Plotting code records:

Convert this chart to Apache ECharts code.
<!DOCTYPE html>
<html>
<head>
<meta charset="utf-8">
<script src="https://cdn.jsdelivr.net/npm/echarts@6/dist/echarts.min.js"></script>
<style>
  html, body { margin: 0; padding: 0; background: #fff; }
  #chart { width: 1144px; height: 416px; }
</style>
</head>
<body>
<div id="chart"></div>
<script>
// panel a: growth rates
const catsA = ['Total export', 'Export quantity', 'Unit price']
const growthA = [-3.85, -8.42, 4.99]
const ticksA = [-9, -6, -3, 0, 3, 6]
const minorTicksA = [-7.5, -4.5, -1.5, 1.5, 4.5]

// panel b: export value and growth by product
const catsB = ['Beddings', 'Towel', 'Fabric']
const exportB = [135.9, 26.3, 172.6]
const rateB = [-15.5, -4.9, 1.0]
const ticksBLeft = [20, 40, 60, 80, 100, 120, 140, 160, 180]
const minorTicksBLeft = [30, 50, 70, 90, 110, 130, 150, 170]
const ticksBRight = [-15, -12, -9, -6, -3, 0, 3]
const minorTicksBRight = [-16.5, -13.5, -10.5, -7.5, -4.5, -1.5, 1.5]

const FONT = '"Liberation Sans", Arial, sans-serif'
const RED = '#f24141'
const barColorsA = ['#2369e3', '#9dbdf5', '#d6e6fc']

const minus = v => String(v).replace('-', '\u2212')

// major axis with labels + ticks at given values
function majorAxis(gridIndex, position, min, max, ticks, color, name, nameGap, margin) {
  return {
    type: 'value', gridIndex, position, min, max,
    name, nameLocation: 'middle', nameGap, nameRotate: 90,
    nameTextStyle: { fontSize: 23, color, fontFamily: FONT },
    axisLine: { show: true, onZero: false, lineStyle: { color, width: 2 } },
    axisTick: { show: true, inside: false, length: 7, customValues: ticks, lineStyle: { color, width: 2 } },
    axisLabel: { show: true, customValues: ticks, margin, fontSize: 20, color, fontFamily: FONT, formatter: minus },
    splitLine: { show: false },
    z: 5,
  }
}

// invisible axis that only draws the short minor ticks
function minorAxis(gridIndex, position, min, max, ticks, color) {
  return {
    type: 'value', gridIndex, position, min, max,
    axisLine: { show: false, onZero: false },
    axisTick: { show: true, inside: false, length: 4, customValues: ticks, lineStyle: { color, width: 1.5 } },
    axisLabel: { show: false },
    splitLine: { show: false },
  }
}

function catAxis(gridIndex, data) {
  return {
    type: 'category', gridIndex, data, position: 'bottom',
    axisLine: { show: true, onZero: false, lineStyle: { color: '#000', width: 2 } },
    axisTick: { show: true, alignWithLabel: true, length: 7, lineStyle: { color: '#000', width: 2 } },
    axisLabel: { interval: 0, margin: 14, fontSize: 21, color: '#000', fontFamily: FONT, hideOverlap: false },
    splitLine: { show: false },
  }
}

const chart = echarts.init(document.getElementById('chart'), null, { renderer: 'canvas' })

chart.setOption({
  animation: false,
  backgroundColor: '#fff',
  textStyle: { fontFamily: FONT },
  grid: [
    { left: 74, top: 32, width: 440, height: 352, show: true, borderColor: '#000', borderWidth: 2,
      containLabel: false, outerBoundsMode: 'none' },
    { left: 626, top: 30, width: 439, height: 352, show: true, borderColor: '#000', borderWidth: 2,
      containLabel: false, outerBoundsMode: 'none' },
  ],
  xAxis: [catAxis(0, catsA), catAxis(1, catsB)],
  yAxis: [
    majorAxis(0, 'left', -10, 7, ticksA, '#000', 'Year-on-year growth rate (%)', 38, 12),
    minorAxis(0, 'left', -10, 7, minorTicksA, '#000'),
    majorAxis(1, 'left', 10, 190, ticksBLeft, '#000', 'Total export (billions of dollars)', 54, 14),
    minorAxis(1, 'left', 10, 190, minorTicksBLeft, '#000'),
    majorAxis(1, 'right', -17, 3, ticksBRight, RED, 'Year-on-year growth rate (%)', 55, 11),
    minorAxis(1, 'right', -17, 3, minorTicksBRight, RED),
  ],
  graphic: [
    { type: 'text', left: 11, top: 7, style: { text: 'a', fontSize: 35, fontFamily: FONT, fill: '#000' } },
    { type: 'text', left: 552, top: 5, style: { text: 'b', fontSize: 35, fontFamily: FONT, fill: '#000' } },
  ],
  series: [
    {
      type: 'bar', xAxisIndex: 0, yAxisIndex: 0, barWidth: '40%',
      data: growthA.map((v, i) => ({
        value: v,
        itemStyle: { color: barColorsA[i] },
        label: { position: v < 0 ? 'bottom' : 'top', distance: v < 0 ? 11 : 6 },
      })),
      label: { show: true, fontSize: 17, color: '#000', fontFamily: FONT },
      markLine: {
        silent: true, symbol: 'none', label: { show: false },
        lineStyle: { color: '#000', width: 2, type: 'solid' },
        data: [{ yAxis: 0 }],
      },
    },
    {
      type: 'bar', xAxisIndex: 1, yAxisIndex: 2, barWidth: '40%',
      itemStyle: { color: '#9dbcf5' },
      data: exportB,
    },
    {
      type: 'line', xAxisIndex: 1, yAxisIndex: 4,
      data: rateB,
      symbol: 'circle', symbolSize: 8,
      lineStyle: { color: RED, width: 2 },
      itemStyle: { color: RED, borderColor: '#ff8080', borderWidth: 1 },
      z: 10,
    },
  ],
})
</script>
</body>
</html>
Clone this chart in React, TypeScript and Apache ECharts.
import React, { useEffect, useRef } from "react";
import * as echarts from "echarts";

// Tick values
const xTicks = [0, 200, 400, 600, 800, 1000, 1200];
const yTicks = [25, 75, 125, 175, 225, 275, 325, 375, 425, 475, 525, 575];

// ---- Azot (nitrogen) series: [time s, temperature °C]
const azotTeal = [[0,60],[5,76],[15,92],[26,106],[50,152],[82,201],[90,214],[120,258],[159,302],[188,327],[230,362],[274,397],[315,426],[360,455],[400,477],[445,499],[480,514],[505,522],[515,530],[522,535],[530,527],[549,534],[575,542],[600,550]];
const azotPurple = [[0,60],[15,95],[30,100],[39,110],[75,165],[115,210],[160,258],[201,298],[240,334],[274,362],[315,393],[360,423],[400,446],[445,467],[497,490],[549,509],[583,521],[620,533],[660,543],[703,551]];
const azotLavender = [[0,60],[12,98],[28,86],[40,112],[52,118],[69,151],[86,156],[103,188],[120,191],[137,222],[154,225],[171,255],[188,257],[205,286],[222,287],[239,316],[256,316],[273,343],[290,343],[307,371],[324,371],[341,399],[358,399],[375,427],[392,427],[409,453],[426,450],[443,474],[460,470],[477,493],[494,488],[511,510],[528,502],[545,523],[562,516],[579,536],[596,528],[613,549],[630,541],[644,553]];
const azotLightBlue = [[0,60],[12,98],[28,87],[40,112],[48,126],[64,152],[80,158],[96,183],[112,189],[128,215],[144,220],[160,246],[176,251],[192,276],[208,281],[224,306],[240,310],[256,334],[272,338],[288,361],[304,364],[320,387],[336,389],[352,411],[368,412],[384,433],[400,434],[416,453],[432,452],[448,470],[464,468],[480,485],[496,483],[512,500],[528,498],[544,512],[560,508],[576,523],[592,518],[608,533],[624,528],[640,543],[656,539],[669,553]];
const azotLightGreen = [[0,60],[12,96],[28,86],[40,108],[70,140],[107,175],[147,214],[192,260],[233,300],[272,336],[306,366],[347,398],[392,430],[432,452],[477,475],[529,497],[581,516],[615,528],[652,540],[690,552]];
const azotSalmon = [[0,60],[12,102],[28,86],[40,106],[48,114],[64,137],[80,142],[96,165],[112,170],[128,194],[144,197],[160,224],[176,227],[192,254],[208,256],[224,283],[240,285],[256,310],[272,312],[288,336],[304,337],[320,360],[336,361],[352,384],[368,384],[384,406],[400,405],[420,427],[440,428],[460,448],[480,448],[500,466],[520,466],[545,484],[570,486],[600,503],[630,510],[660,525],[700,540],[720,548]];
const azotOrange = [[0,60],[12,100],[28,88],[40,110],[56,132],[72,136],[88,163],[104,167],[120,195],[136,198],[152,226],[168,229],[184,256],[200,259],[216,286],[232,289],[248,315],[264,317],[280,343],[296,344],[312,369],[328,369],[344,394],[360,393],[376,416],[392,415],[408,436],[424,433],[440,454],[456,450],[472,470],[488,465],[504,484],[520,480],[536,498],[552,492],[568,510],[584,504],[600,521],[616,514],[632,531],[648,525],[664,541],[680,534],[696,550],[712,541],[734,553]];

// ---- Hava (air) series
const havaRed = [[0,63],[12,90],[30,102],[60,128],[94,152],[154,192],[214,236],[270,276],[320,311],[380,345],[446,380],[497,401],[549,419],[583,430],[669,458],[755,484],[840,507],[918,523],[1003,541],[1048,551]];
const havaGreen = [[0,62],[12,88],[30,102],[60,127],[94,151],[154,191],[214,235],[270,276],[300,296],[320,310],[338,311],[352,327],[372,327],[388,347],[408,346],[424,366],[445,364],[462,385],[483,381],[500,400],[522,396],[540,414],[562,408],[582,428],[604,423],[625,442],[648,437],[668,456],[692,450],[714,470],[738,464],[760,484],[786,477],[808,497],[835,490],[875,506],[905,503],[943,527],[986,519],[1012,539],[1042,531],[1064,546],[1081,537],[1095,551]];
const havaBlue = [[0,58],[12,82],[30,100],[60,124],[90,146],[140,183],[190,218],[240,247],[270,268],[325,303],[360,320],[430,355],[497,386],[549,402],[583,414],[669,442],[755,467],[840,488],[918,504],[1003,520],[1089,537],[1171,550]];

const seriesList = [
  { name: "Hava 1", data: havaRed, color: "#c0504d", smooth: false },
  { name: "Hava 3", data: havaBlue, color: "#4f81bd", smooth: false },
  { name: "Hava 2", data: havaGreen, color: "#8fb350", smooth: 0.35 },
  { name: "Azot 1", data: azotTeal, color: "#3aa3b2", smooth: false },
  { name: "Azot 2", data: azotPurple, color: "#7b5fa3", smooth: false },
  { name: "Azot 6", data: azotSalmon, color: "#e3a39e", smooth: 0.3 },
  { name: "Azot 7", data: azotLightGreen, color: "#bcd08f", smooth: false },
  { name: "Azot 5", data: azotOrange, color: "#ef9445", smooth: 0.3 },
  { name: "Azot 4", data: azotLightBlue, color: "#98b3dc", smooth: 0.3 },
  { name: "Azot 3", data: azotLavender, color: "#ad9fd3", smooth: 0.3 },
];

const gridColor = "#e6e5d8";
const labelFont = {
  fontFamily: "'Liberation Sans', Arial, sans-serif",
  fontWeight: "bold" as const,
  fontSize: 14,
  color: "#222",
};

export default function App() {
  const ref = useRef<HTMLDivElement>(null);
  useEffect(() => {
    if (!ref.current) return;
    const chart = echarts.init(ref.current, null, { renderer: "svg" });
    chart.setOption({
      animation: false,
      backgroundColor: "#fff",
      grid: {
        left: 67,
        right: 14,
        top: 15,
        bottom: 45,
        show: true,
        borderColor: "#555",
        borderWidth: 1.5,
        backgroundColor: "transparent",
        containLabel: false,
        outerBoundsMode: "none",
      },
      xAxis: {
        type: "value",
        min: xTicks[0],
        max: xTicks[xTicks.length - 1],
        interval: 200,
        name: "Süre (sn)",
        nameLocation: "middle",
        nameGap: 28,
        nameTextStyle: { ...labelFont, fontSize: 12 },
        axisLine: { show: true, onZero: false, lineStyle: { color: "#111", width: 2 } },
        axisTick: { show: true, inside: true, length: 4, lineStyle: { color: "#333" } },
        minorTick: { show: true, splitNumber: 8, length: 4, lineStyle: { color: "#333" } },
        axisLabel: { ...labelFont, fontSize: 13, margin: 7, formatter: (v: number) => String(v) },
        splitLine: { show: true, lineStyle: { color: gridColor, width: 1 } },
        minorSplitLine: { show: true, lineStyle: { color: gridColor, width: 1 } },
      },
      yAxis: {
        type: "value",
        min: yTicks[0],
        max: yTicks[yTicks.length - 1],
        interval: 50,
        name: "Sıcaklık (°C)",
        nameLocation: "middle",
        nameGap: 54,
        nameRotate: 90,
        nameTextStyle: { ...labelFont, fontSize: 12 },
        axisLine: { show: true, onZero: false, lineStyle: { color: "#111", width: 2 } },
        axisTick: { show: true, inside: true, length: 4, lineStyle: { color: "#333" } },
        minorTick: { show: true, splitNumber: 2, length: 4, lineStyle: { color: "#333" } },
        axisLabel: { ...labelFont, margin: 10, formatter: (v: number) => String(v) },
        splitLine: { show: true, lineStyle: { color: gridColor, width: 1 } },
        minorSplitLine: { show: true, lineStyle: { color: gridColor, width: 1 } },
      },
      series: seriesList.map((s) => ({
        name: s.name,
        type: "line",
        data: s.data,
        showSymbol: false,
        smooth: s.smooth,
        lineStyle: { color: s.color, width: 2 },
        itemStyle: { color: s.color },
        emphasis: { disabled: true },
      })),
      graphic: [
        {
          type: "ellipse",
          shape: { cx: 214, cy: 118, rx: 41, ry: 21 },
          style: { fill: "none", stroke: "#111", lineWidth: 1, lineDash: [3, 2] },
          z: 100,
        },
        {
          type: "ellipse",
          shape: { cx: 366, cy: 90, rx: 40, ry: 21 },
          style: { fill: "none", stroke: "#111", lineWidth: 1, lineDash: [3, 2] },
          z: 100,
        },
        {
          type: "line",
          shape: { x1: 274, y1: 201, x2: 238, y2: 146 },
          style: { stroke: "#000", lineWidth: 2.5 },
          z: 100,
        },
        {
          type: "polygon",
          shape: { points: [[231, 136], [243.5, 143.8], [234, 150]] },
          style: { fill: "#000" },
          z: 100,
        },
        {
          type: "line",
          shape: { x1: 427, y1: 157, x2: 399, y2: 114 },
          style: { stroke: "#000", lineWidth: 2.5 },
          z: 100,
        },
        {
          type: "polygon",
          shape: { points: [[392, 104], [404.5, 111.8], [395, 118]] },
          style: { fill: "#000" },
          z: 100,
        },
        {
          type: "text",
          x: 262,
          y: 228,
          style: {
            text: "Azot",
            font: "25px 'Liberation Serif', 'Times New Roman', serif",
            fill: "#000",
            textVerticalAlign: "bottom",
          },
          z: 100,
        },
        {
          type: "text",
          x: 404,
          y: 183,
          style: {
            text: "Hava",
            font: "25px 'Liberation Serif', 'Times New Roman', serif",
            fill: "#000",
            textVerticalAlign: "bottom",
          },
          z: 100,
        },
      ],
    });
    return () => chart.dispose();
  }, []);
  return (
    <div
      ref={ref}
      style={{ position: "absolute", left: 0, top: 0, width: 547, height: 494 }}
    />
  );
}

--

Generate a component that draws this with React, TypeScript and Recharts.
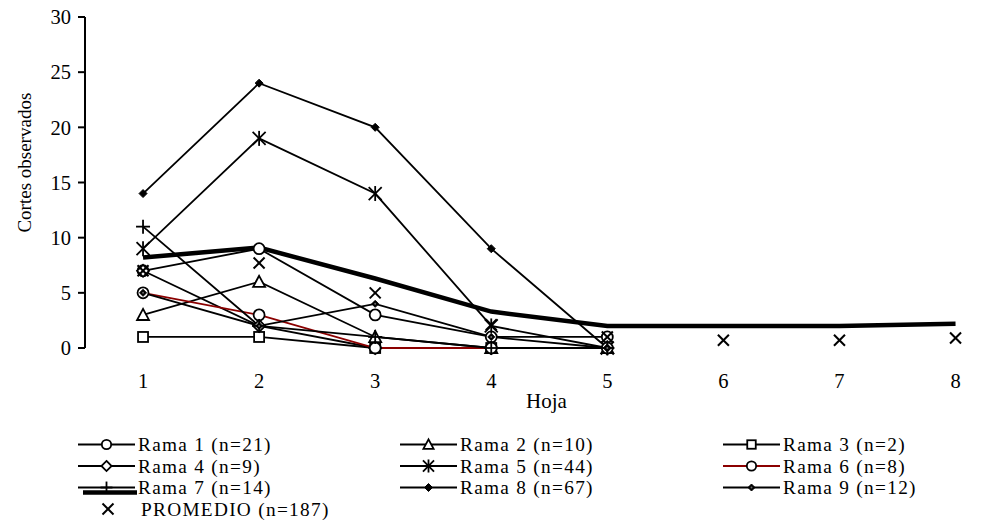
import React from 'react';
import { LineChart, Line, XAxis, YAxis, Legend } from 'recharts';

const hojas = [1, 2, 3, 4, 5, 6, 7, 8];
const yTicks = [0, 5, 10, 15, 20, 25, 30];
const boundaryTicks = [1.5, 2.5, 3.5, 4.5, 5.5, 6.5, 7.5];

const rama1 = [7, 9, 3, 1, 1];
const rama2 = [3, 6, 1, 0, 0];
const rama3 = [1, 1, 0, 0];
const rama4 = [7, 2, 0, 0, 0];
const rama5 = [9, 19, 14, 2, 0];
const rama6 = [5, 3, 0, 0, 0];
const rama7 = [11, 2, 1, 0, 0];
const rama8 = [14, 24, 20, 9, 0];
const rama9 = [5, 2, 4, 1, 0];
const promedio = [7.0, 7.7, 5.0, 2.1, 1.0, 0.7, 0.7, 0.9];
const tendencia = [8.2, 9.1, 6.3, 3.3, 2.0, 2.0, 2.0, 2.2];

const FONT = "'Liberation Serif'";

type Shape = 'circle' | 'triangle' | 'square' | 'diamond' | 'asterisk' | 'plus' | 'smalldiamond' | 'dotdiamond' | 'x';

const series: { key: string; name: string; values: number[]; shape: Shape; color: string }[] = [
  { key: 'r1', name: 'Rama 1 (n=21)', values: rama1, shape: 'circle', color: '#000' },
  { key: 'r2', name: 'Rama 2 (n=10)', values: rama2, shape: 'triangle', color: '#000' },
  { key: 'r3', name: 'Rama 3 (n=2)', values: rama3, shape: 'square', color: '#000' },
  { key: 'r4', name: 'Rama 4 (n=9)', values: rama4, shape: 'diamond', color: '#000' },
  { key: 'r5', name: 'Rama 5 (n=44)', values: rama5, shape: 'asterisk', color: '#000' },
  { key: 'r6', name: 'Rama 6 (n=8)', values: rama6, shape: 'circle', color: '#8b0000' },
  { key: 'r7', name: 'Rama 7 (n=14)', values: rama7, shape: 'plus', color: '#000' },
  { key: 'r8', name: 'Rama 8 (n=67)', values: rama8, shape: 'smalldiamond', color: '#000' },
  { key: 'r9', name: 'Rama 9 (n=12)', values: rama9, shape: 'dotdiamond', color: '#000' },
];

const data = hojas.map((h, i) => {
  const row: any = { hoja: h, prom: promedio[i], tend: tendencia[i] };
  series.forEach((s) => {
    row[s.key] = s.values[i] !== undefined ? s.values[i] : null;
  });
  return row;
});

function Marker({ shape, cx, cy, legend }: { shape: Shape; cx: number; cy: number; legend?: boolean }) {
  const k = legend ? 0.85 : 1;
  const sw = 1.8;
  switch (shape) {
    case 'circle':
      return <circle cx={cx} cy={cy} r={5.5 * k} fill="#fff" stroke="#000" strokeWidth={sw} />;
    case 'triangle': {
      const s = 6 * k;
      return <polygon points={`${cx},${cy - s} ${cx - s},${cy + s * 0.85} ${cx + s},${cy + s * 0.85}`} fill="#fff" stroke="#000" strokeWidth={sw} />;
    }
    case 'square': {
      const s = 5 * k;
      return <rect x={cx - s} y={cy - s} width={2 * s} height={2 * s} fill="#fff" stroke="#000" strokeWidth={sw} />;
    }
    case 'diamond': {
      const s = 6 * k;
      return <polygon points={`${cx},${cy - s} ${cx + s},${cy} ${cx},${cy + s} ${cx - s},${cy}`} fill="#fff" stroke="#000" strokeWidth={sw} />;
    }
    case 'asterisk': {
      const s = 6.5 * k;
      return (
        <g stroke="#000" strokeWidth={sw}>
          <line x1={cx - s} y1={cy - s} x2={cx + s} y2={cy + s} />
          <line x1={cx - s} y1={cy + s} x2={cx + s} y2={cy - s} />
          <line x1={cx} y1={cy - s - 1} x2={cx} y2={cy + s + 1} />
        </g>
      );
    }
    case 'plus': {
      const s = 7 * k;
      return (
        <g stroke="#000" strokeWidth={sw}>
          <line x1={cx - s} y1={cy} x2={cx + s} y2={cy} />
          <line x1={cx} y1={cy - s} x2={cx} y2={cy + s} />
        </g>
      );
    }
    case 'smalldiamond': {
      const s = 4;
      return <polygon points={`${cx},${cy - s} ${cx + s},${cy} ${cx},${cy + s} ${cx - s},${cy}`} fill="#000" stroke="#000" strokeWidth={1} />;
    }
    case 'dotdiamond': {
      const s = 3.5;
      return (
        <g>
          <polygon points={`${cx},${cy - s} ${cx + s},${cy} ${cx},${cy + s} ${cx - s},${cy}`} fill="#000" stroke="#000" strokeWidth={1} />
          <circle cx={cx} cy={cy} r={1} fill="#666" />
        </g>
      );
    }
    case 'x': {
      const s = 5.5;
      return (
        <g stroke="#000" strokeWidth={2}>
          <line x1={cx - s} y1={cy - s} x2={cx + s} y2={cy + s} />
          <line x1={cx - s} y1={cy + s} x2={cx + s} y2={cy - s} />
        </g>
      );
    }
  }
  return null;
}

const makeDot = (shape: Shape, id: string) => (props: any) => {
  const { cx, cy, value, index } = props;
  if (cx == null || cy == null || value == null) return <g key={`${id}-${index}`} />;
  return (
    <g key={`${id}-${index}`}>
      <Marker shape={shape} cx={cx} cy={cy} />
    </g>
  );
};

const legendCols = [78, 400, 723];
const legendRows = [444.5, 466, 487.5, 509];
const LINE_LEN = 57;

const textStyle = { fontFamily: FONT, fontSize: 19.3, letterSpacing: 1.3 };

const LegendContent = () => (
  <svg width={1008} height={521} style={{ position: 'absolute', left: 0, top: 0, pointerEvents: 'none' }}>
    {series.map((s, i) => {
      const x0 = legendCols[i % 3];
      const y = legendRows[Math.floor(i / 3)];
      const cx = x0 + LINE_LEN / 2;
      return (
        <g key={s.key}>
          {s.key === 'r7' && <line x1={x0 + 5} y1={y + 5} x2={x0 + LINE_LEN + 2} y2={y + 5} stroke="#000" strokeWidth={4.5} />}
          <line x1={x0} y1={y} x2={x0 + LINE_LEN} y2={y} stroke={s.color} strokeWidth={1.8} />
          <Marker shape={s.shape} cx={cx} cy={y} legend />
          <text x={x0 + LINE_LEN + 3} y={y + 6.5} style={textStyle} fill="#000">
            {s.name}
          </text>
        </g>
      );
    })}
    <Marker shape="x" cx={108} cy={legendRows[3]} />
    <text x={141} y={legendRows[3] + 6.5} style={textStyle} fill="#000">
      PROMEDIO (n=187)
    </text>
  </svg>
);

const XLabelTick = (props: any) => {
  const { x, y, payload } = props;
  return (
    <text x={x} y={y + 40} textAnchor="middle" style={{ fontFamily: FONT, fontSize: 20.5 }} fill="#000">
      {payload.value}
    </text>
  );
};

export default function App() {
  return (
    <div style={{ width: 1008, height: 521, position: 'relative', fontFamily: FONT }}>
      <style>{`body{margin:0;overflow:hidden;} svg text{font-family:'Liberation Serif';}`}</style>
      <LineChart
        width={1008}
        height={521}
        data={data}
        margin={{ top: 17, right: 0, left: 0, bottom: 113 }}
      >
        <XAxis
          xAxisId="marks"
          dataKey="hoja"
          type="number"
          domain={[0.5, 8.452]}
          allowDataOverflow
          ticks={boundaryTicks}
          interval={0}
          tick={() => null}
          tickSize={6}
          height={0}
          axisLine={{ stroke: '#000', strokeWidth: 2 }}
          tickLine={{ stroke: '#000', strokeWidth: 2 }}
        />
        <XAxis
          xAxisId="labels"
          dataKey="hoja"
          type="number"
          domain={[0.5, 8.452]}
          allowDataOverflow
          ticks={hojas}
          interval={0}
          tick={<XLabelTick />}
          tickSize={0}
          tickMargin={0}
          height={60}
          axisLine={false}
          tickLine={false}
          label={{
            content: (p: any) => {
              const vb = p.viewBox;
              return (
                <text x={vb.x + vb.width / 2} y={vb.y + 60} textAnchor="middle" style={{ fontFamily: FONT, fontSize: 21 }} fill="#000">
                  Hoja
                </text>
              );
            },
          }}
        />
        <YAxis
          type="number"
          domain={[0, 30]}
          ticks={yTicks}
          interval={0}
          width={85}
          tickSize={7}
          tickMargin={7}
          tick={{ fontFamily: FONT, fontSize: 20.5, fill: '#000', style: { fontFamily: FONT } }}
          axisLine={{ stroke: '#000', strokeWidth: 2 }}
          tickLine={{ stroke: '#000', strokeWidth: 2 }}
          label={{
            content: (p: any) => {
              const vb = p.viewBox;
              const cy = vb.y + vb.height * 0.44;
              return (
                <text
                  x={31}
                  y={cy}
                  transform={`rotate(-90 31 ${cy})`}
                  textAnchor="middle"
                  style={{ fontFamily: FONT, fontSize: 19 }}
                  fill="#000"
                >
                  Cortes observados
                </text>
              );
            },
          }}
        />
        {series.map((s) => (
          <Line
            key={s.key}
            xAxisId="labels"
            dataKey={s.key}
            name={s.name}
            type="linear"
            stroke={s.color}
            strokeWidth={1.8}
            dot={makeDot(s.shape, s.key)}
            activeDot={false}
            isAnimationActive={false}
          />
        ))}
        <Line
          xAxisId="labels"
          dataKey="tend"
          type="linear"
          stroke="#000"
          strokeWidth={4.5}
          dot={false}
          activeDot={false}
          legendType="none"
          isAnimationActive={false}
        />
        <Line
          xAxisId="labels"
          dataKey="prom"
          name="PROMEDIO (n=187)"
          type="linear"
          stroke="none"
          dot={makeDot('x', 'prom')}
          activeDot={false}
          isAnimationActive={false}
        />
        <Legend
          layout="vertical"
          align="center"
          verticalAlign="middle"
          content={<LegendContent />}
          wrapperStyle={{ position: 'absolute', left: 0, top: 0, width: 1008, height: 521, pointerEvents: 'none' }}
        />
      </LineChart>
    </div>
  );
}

TASK DIRECTIONS: Quote only the lines running from the line that holds "Convert this chart to Apache ECharts code." to the line that holds "const minorTicksA = [-7.5, -4.5, -1.5, 1.5, 4.5]", both ends included.

EXERCISE ANSWER:
Convert this chart to Apache ECharts code.
<!DOCTYPE html>
<html>
<head>
<meta charset="utf-8">
<script src="https://cdn.jsdelivr.net/npm/echarts@6/dist/echarts.min.js"></script>
<style>
  html, body { margin: 0; padding: 0; background: #fff; }
  #chart { width: 1144px; height: 416px; }
</style>
</head>
<body>
<div id="chart"></div>
<script>
// panel a: growth rates
const catsA = ['Total export', 'Export quantity', 'Unit price']
const growthA = [-3.85, -8.42, 4.99]
const ticksA = [-9, -6, -3, 0, 3, 6]
const minorTicksA = [-7.5, -4.5, -1.5, 1.5, 4.5]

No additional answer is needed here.